What's In A Name?

What's In A Name?

Over the years, I have been asked several times if I was related to the Garrett family, whose vast numismatic collection was auctioned by Bower’s and Merena around 1980. The collection was formed around the turn of the century,rs and when it sold, it was for tens of millions of dollars. The collection contained some of the greatest numismatic rarities to ever cross the auction block. After a brief laugh, I usually tell people my ancestors lived in the mountains of Kentucky, and read the Sears Roebuck catalog in an out-house. 

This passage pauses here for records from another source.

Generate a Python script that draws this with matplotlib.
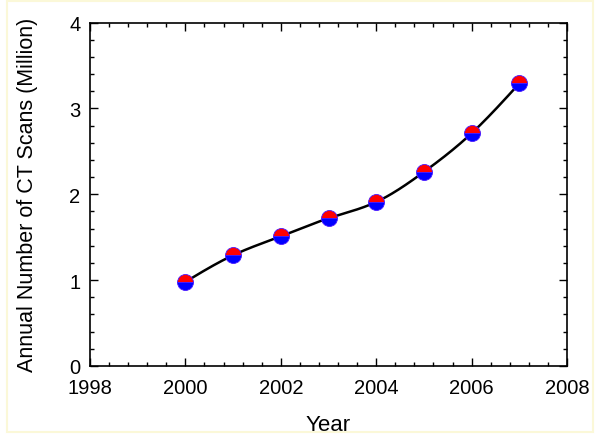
import numpy as np
import matplotlib
matplotlib.use("Agg")
import matplotlib.pyplot as plt
from matplotlib.ticker import MultipleLocator
from matplotlib.patches import Rectangle

years = [2000, 2001, 2002, 2003, 2004, 2005, 2006, 2007]
scans = [0.98, 1.29, 1.51, 1.72, 1.91, 2.26, 2.71, 3.29]
x_ticks = [1998, 2000, 2002, 2004, 2006, 2008]
y_ticks = [0, 1, 2, 3, 4]


def natural_spline(x, y, xs):
    x = np.asarray(x, float); y = np.asarray(y, float)
    n = len(x)
    h = np.diff(x)
    A = np.zeros((n, n)); b = np.zeros(n)
    A[0, 0] = A[-1, -1] = 1
    for i in range(1, n - 1):
        A[i, i - 1] = h[i - 1]
        A[i, i] = 2 * (h[i - 1] + h[i])
        A[i, i + 1] = h[i]
        b[i] = 3 * ((y[i + 1] - y[i]) / h[i] - (y[i] - y[i - 1]) / h[i - 1])
    c = np.linalg.solve(A, b)
    out = np.empty_like(xs)
    for k, xv in enumerate(xs):
        i = min(max(np.searchsorted(x, xv) - 1, 0), n - 2)
        dx = xv - x[i]
        bi = (y[i + 1] - y[i]) / h[i] - h[i] * (2 * c[i] + c[i + 1]) / 3
        di = (c[i + 1] - c[i]) / (3 * h[i])
        out[k] = y[i] + bi * dx + c[i] * dx ** 2 + di * dx ** 3
    return out


plt.rcParams['font.family'] = ['Liberation Sans', 'DejaVu Sans']
fig = plt.figure(figsize=(6.03, 4.39), dpi=100)
fig.patch.set_facecolor('white')
fig.add_artist(Rectangle((7 / 603, 1 - 433 / 439), (593 - 7) / 603, (433 - 2) / 439,
                         transform=fig.transFigure, fill=False,
                         edgecolor='#fbf8d8', linewidth=1.5))
ax = fig.add_axes([90 / 603, 1 - 367 / 439, (567 - 90) / 603, (367 - 23.5) / 439])

xs = np.linspace(years[0], years[-1], 300)
ax.plot(xs, natural_spline(years, scans, xs), color='black', lw=1.8, zorder=2)
ax.plot(years, scans, linestyle='none', marker='o', markersize=11.5,
        fillstyle='top', markerfacecolor='#ff0000', markerfacecoloralt='#0000ff',
        markeredgecolor='#4a1aff', markeredgewidth=0.6, zorder=3)

ax.set_xlim(1998, 2008)
ax.set_ylim(0, 4)
ax.set_xticks(x_ticks)
ax.set_yticks(y_ticks)
ax.xaxis.set_minor_locator(MultipleLocator(0.4))
ax.yaxis.set_minor_locator(MultipleLocator(0.2))
ax.tick_params(which='both', direction='in', top=True, right=True, labelsize=14.5,
               width=1, colors='black')
ax.tick_params(which='major', length=6)
ax.tick_params(which='minor', length=3)
ax.tick_params(axis='x', pad=9)
ax.tick_params(axis='y', pad=7)
for s in ax.spines.values():
    s.set_linewidth(1.2)
ax.set_xlabel('Year', fontsize=16, labelpad=12)
ax.set_ylabel('Annual Number of CT Scans (Million)', fontsize=15.5, labelpad=22)

fig.savefig('out.png', dpi=100)
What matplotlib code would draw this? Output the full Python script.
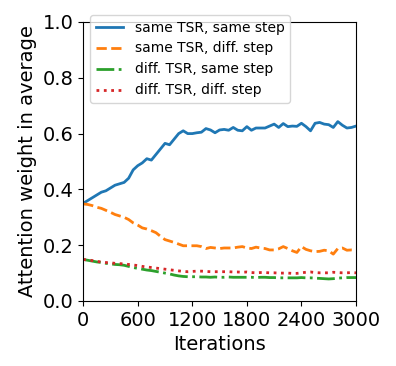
import matplotlib
matplotlib.use("Agg")
import matplotlib.pyplot as plt
import numpy as np

iterations = list(range(0, 3001, 50))

same_tsr_same_step = [
    0.350, 0.360, 0.370, 0.380, 0.390, 0.395, 0.405, 0.415, 0.420, 0.425,
    0.440, 0.470, 0.485, 0.495, 0.510, 0.505, 0.525, 0.545, 0.565, 0.560,
    0.580, 0.600, 0.610, 0.600, 0.600, 0.603, 0.605, 0.618, 0.613, 0.603,
    0.613, 0.615, 0.612, 0.622, 0.612, 0.610, 0.625, 0.612, 0.620, 0.620,
    0.620, 0.627, 0.634, 0.622, 0.636, 0.625, 0.627, 0.626, 0.637, 0.625,
    0.610, 0.637, 0.640, 0.634, 0.632, 0.622, 0.643, 0.630, 0.620, 0.622,
    0.627,
]

same_tsr_diff_step = [
    0.348, 0.346, 0.342, 0.336, 0.332, 0.325, 0.318, 0.310, 0.305, 0.300,
    0.292, 0.280, 0.272, 0.262, 0.258, 0.252, 0.245, 0.232, 0.220, 0.215,
    0.210, 0.204, 0.198, 0.198, 0.198, 0.198, 0.195, 0.188, 0.192, 0.190,
    0.188, 0.190, 0.190, 0.190, 0.193, 0.195, 0.190, 0.188, 0.193, 0.190,
    0.188, 0.183, 0.183, 0.187, 0.195, 0.188, 0.180, 0.174, 0.195, 0.185,
    0.180, 0.177, 0.178, 0.182, 0.180, 0.168, 0.188, 0.190, 0.182, 0.183,
    0.182,
]

diff_tsr_same_step = [
    0.149, 0.146, 0.143, 0.140, 0.138, 0.135, 0.133, 0.131, 0.130, 0.128,
    0.124, 0.120, 0.117, 0.114, 0.111, 0.109, 0.106, 0.103, 0.100, 0.097,
    0.093, 0.090, 0.088, 0.087, 0.087, 0.087, 0.086, 0.086, 0.085, 0.086,
    0.085, 0.085, 0.086, 0.085, 0.085, 0.085, 0.085, 0.085, 0.084, 0.085,
    0.085, 0.084, 0.084, 0.083, 0.083, 0.083, 0.083, 0.083, 0.084, 0.083,
    0.083, 0.082, 0.081, 0.080, 0.079, 0.080, 0.082, 0.083, 0.084, 0.084,
    0.084,
]

diff_tsr_diff_step = [
    0.149, 0.147, 0.145, 0.142, 0.140, 0.138, 0.137, 0.135, 0.134, 0.133,
    0.131, 0.129, 0.127, 0.124, 0.122, 0.120, 0.118, 0.116, 0.114, 0.112,
    0.110, 0.108, 0.106, 0.105, 0.106, 0.107, 0.107, 0.106, 0.105, 0.105,
    0.105, 0.105, 0.105, 0.104, 0.104, 0.103, 0.104, 0.102, 0.101, 0.102,
    0.102, 0.101, 0.101, 0.100, 0.100, 0.100, 0.099, 0.099, 0.101, 0.103,
    0.104, 0.102, 0.101, 0.101, 0.101, 0.103, 0.102, 0.101, 0.101, 0.102,
    0.101,
]

labels = ["same TSR, same step", "same TSR, diff. step",
          "diff. TSR, same step", "diff. TSR, diff. step"]
xticks = [0, 600, 1200, 1800, 2400, 3000]
yticks = [0.0, 0.2, 0.4, 0.6, 0.8, 1.0]

fig = plt.figure(figsize=(3.96, 3.66), dpi=100)
ax = fig.add_axes([0.21, 0.1776, 0.689, 0.7623])

ax.plot(iterations, same_tsr_same_step, color="#1f77b4", linestyle="-", lw=2, label=labels[0])
ax.plot(iterations, same_tsr_diff_step, color="#ff7f0e", linestyle="--", lw=2, label=labels[1])
ax.plot(iterations, diff_tsr_same_step, color="#2ca02c", linestyle="-.", lw=2, label=labels[2])
ax.plot(iterations, diff_tsr_diff_step, color="#d62728", linestyle=":", lw=2, label=labels[3])

ax.set_xlim(0, 3000)
ax.set_ylim(0.0, 1.0)
ax.set_xticks(xticks)
ax.set_yticks(yticks)
ax.set_yticklabels([f"{v:.1f}" for v in yticks])
ax.tick_params(labelsize=14)
ax.set_xlabel("Iterations", fontsize=14)
ax.set_ylabel("Attention weight in average", fontsize=14)
ax.legend(loc="upper left", bbox_to_anchor=(0.0, 1.05), fontsize=10)

fig.savefig("out.png", dpi=100)
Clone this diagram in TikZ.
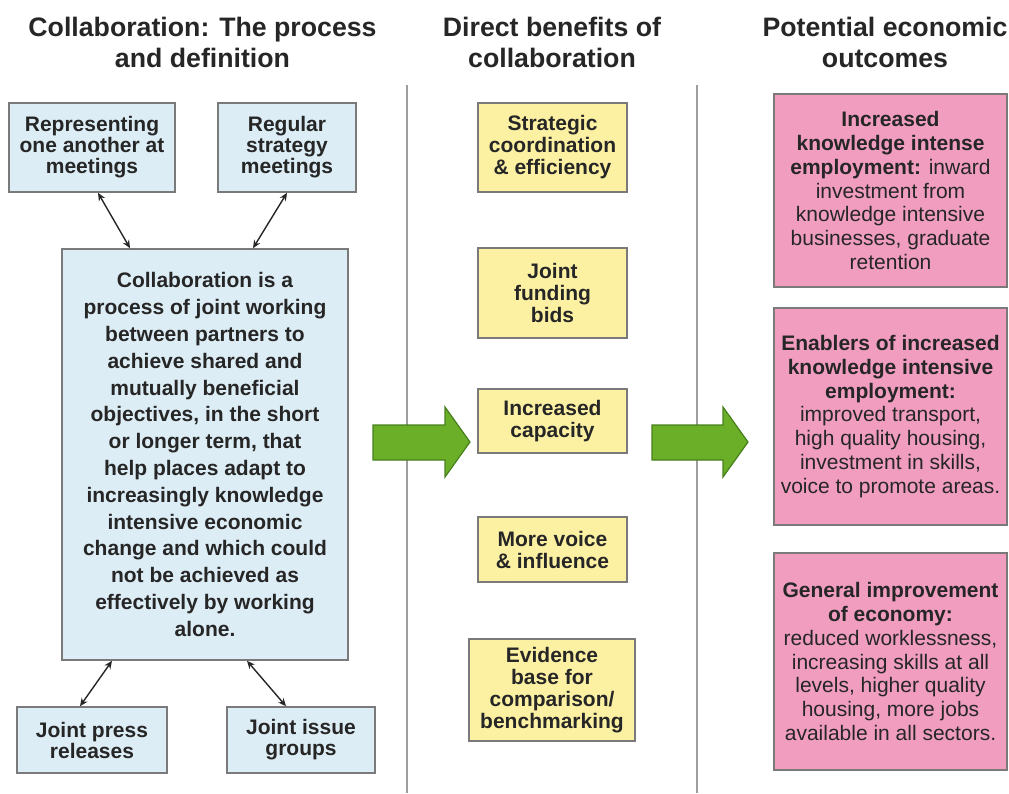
\documentclass[tikz,border=0pt]{standalone}
\usepackage{fontspec}
\setmainfont{Liberation Sans}
\usetikzlibrary{calc,arrows.meta}

\definecolor{boxblue}{HTML}{DDEDF5}
\definecolor{boxyellow}{HTML}{FCF1A3}
\definecolor{boxpink}{HTML}{F19DC0}
\definecolor{edgegray}{HTML}{7A7A7A}
\definecolor{arrowgreen}{HTML}{6BAE27}
\definecolor{arrowedge}{HTML}{46801C}
\definecolor{inkgray}{HTML}{262626}
\definecolor{rulegray}{HTML}{9E9E9E}

\begin{document}
\begin{tikzpicture}[x=1pt,y=-1pt,
  box/.style={draw=edgegray,line width=1.6pt,inner sep=0pt,align=center,text=inkgray},
  bluebox/.style={box,fill=boxblue,font=\bfseries\fontsize{21}{21}\selectfont},
  mainbox/.style={box,fill=boxblue,font=\bfseries\fontsize{21}{26.8}\selectfont},
  yellowbox/.style={box,fill=boxyellow,font=\bfseries\fontsize{21}{22}\selectfont},
  pinkbox/.style={box,fill=boxpink,font=\fontsize{21}{23.7}\selectfont},
  heading/.style={align=center,inner sep=0pt,text=inkgray,font=\bfseries\fontsize{26.7}{31}\selectfont},
  dbl/.style={{Stealth[length=8pt,width=7pt]}-{Stealth[length=8pt,width=7pt]},line width=1.4pt,draw=black!85},
  blockarrow/.style={fill=arrowgreen,draw=arrowedge,line width=1.2pt,line join=miter},
  divider/.style={draw=rulegray,line width=1.5pt}
]
\useasboundingbox (0,0) rectangle (1009,793);

% column headings
\node[heading] (h1) at (202.5,42.5) {Collaboration: The process\\and definition};
\node[heading] (h2) at (552,42.5) {Direct benefits of\\collaboration};
\node[heading] (h3) at (885,42.5) {Potential economic\\outcomes};

% column dividers
\draw[divider] (407,85) -- (407,793);
\draw[divider] (697,85) -- (697,793);

% process and definition
\node[bluebox,minimum width=166,minimum height=89] (rep) at (92,147.5)
  {Representing\\one another at\\meetings};
\node[bluebox,minimum width=138,minimum height=89] (reg) at (287,147.5)
  {Regular\\strategy\\meetings};
\node[mainbox,minimum width=286,minimum height=411] (main) at (205,454.5)
  {Collaboration is a\\process of joint working\\between partners to\\achieve shared and\\mutually beneficial\\objectives, in the short\\or longer term, that\\help places adapt to\\increasingly knowledge\\intensive economic\\change and which could\\not be achieved as\\effectively by working\\alone.};
\node[bluebox,minimum width=150,minimum height=66] (press) at (92,740)
  {Joint press\\releases};
\node[bluebox,minimum width=148,minimum height=66] (issue) at (301,740)
  {Joint issue\\groups};

\draw[dbl] ([xshift=6]rep.south) -- ([xshift=-75]main.north);
\draw[dbl] (reg.south) -- ([xshift=48]main.north);
\draw[dbl] ([xshift=-93]main.south) -- ([xshift=-12]press.north);
\draw[dbl] ([xshift=42]main.south) -- ([xshift=-15]issue.north);

% direct benefits
\node[yellowbox,minimum width=149,minimum height=89] (b1) at (552.5,147.5)
  {Strategic\\coordination\\\& efficiency};
\node[yellowbox,minimum width=149,minimum height=90] (b2) at (552.5,293)
  {Joint\\funding\\bids};
\node[yellowbox,minimum width=149,minimum height=64] (b3) at (552.5,421)
  {Increased\\capacity};
\node[yellowbox,minimum width=149,minimum height=65] (b4) at (552.5,549.5)
  {More voice\\\& influence};
\node[yellowbox,minimum width=166,minimum height=102] (b5) at (552,690)
  {Evidence\\base for\\comparison/\\benchmarking};

% economic outcomes
\node[pinkbox,minimum width=233,minimum height=193] (o1) at (890.5,190.5)
  {\textbf{Increased}\\\textbf{knowledge intense}\\\textbf{employment:} inward\\investment from\\knowledge intensive\\businesses, graduate\\retention};
\node[pinkbox,minimum width=233,minimum height=217] (o2) at (890.5,416.5)
  {\textbf{Enablers of increased}\\\textbf{knowledge intensive}\\\textbf{employment:}\\improved transport,\\high quality housing,\\investment in skills,\\voice to promote areas.};
\node[pinkbox,minimum width=233,minimum height=217] (o3) at (890.5,661.5)
  {\textbf{General improvement}\\\textbf{of economy:}\\reduced worklessness,\\increasing skills at all\\levels, higher quality\\housing, more jobs\\available in all sectors.};

% flow arrows between the columns
\draw[blockarrow] (373,425) -- (445,425) -- (445,407) -- (470,442)
  -- (445,477) -- (445,460) -- (373,460) -- cycle;
\draw[blockarrow] (652,425) -- (723,425) -- (723,407) -- (748,442)
  -- (723,477) -- (723,460) -- (652,460) -- cycle;
\end{tikzpicture}
\end{document}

Today, coins with the Garrett pedigree are highly coveted by collectors. Examples from the collection rarely appear on the market, but when they do, you can be sure the coins will bring a premium price. Collectors love coins that were once been part of a name collection; this is not a new phenomenon. Large Cent collectors have long been great fans of coins with illustrious pedigrees and many important Large Cents have been traced back, owner by owner, over 100 years. Colonial coinage has been collected in this manner for generations. Copper scholars spend a great deal of time researching this fascinating aspect of numismatics. 

Owning something hand selected by a great collector is a strong attraction. One can imagine a numismatic great, such as Eliasberg, Bass, Clapp, Pittman, or Garrett deciding that this was the coin deemed worthy of his collection.  Now, you have the opportunity to add it to your own holdings; this is another reason price records fall when great collections are offered for sale. Astute collectors know an important pedigree will continue to add value to a numismatic delicacy.

When truly important coins are offered for sale, the pedigree is often highly touted.  Many great coins are known by their previous owner’s name, i.e., the Childs 1804 Dollar, the Garrett Brasher Doubloon, and the Pittman 1838 Eagle. Many affluent collectors are eager to add their names to the roster of famous collectors who have possessed a great rarity. Many might deny this, but don’t let anyone tell you that ego does not come into play at the top end of the rare coin market.

Dexter 1804 Dollar

My favorite example of a permanent pedigree being attached to a coin is the Dexter 1804 Dollar. Dexter truly loved his 1804 Dollar, and wanted future generations to know that he had owned it. On the reverse of the coin, Dexter stamped a small D in the clouds above the eagle; the true reason for this tiny mutilation is unknown. Large Cent collectors sometimes marked variety numbers in ink on examples, but to actually stamp your initial on a coin was probably extreme, even in the 1800’s. However, the coin’s value today is probably not effected by the small D.  It could actually add allure and romance to the coin.

Shipwreck Pedigree

Speaking of romance, collectors also love coins that have been involved in shipwrecks. There is a large and active market for coins that have a pedigree associated with an historical event; coins from the S.S. Central America, S.S. Republic (see right), S.S. New York, and others are highly collected. Coins from the Atocha, the 1715 Fleet, and others conjure images of pirates and buried treasure; many of these coins are in poor condition and would trade for small sums if not for the shipwreck pedigrees. The Odyssey Marine Group has found some incredible hoards in the last decade, and collectors eagerly await the next announcement of a discovery.

GSA Hoard

Common pedigrees that many collectors encounter are Silver Dollars that were once part of the GSA hoard. There were hundreds of thousands, but most have been well dispersed to collectors over the years. The GSA pedigree adds value, and today NGC actually grades and attaches labels to the original government holder. On the extreme end of the scale, only one example of an 1889-CC Silver Dollar is known in an original GSA holder. The coin is worth many, many multiples of what it would bring if not for the GSA pedigree.

(Your Name Here) Pedigree? 

It’s never too late to start assembling a world-class collection. Maybe collectors will one day covet a coin with your name attached! Anyone interested in an 1880-S Silver Dollar from the Garrett Collection?